Reason? The fabled Drake hatch. "Fabled," as in "used to been."
So far I haven't seen a single Drake, dead or alive. All I'm going on is the report last Monday from my brother of the angle that they had seen some Sunday evening. That, and the fact that I have caught fish on top, and with a Drake.
But it's time. Last year the Drakes were popping right now. So I go in order to be there when that magic moment arrives. It has been a far from typical early season, and there's a strong likelihood that things are just a leetle delayed.
The other reason I'm hitting the water hard right now is that on Monday I'll be packing, and on Tuesday I'm heading to Indiana for a week with Kim and the boys to see daughters and grandsons. Yay!
Maybe the Drakes will pop tonight and I'll get a taste of it for another year. Maybe they'll wait until I'm gone, and I'll miss it this year.
So be it. First things first.
Last evening everything looked real good for a hatch.

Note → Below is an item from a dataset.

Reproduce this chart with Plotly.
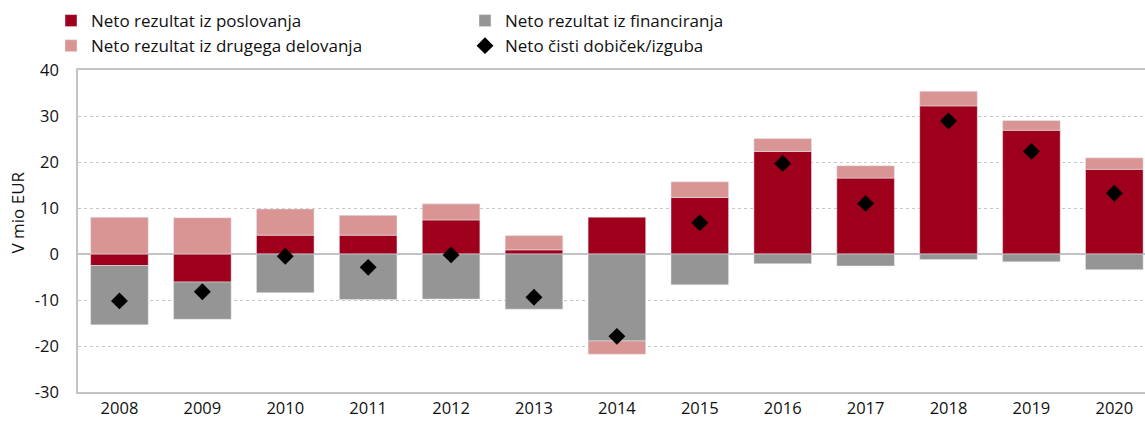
import plotly.graph_objects as go

years = ["2008", "2009", "2010", "2011", "2012", "2013", "2014",
         "2015", "2016", "2017", "2018", "2019", "2020"]
poslovanje = [-2.5, -6.1, 4.1, 4.1, 7.4, 0.9, 8.0, 12.3, 22.3, 16.5, 32.2, 26.9, 18.4]
financiranje = [-12.9, -8.1, -8.4, -9.9, -9.8, -12.0, -18.9, -6.7, -2.1, -2.6, -1.2, -1.7, -3.4]
drugega = [8.0, 7.9, 5.7, 4.3, 3.5, 3.1, -2.9, 3.4, 2.8, 2.7, 3.2, 2.1, 2.5]
dobicek = [-10.2, -8.2, -0.5, -2.9, -0.2, -9.4, -17.9, 6.8, 19.7, 11.0, 28.9, 22.3, 13.2]

names = ["Neto rezultat iz poslovanja", "Neto rezultat iz financiranja",
         "Neto rezultat iz drugega delovanja", "Neto čisti dobiček/izguba"]
tick_vals = [-30, -20, -10, 0, 10, 20, 30, 40]
tick_text = ["-30", "-20", "-10", "0", "10", "20", "30", "40"]
y_title = "V mio EUR"

RED = "#9e001c"
GRAY = "#959595"
PINK = "#d99594"
AXIS = "#c3c3c3"
FONT = "Open Sans"

fig = go.Figure()
fig.add_trace(go.Bar(x=years, y=poslovanje, name=names[0], marker_color=RED))
fig.add_trace(go.Bar(x=years, y=financiranje, name=names[1], marker_color=GRAY))
fig.add_trace(go.Bar(x=years, y=drugega, name=names[2], marker_color=PINK))
fig.add_trace(go.Scatter(x=years, y=dobicek, name=names[3], mode="markers",
                         marker=dict(symbol="diamond", size=13, color="black")))

fig.update_layout(
    width=1145, height=421,
    margin=dict(l=78, r=0, t=70, b=29, autoexpand=False),
    barmode="relative",
    bargap=0.305,
    paper_bgcolor="white", plot_bgcolor="white",
    font=dict(family=FONT, size=16, color="#111111"),
    showlegend=True,
    legend=dict(orientation="h", x=-0.0253, xanchor="left", y=1.208, yanchor="top",
                entrywidth=369, entrywidthmode="pixels",
                font=dict(family=FONT, size=17), itemwidth=30,
                tracegroupgap=0, bgcolor="rgba(0,0,0,0)"),
    annotations=[dict(text=y_title, textangle=-90, xref="paper", yref="paper",
                      x=-0.0567, y=0.556, xanchor="center", yanchor="middle",
                      showarrow=False, font=dict(family=FONT, size=17))],
)
fig.update_xaxes(
    type="category", range=[-0.5, 12.37],
    showline=True, linecolor=AXIS, linewidth=1.5, mirror=True,
    showgrid=False, ticks="", tickfont=dict(size=16.5),
)
fig.update_yaxes(
    range=[-30, 40], tickvals=tick_vals, ticktext=tick_text,
    showline=True, linecolor=AXIS, linewidth=1.5, mirror=False,
    showgrid=True, gridcolor="#c8c8c8", griddash="dot", gridwidth=1,
    zeroline=True, zerolinecolor=AXIS, zerolinewidth=1.5,
    ticks="", ticklabelstandoff=14, tickfont=dict(size=16.5),
)

fig.write_html("out.html", config={"displayModeBar": False},
               post_script="document.body.style.margin='0';document.body.style.overflow='hidden';")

Except for two things: it was still cool (How long, O Lord!?), and there were signs that the lake had gotten a heavy rain earlier in the day. I started with a Drake and explored the shoreline on this side. Nothing moving, not even little guys. I switched to the Carpet Caddis. Still nothing.
I decided to head over to the west side. I could have trolled the caddis, but I tied on a beadhead leech instead.
The back slide had begun.
I got no bumps or takes on the way over, and things were real quiet over there. I tested the waters with a Drake, and then the caddis, but things stayed real quiet. There were random rises, mostly little fish, and a couple of times they rose near my dry and ignored it.
So, I backslid all the way. I tied on a nymph and hung it about 18 inches below an indicator. Ah, what a relaxing way to fish. I almost fell asleep listening to the sounds of the peaceful lake.
It took awhile, but I finally had a good take and the first fish of the evening.
With the coming of dusk the fish started working more systematically. I thought about tying on a Drake, but once you've backslid it's hard to turn around again. Then again, there were midges everywhere, and the risers were twenty or thirty yards off the bank and obviously taking them. So I stayed with the nymph and indicator.
The indicator moved, moved again, and then slowly slid under the water. A delicate take by a very nice fish. He gave me one of the more enjoyable fights of the young season. I was a little concerned because I ran out of 5X so I had him on 6X. But I didn't rush him, and got him in the net.
Nice heavy fish. He deserves three pics.
The fish would go on flurries of activity, then slow down, then start up again. I missed a couple of takes, and then caught another one.
A breeze kicked up, and I decided to troll back to the van. I tied on the famous Girdle Bug thinking I might be able to dredge up something big. That didn't happen, but it was an enjoyable paddle through the bat filled evening. I know the bats are looking for those Drakes, too.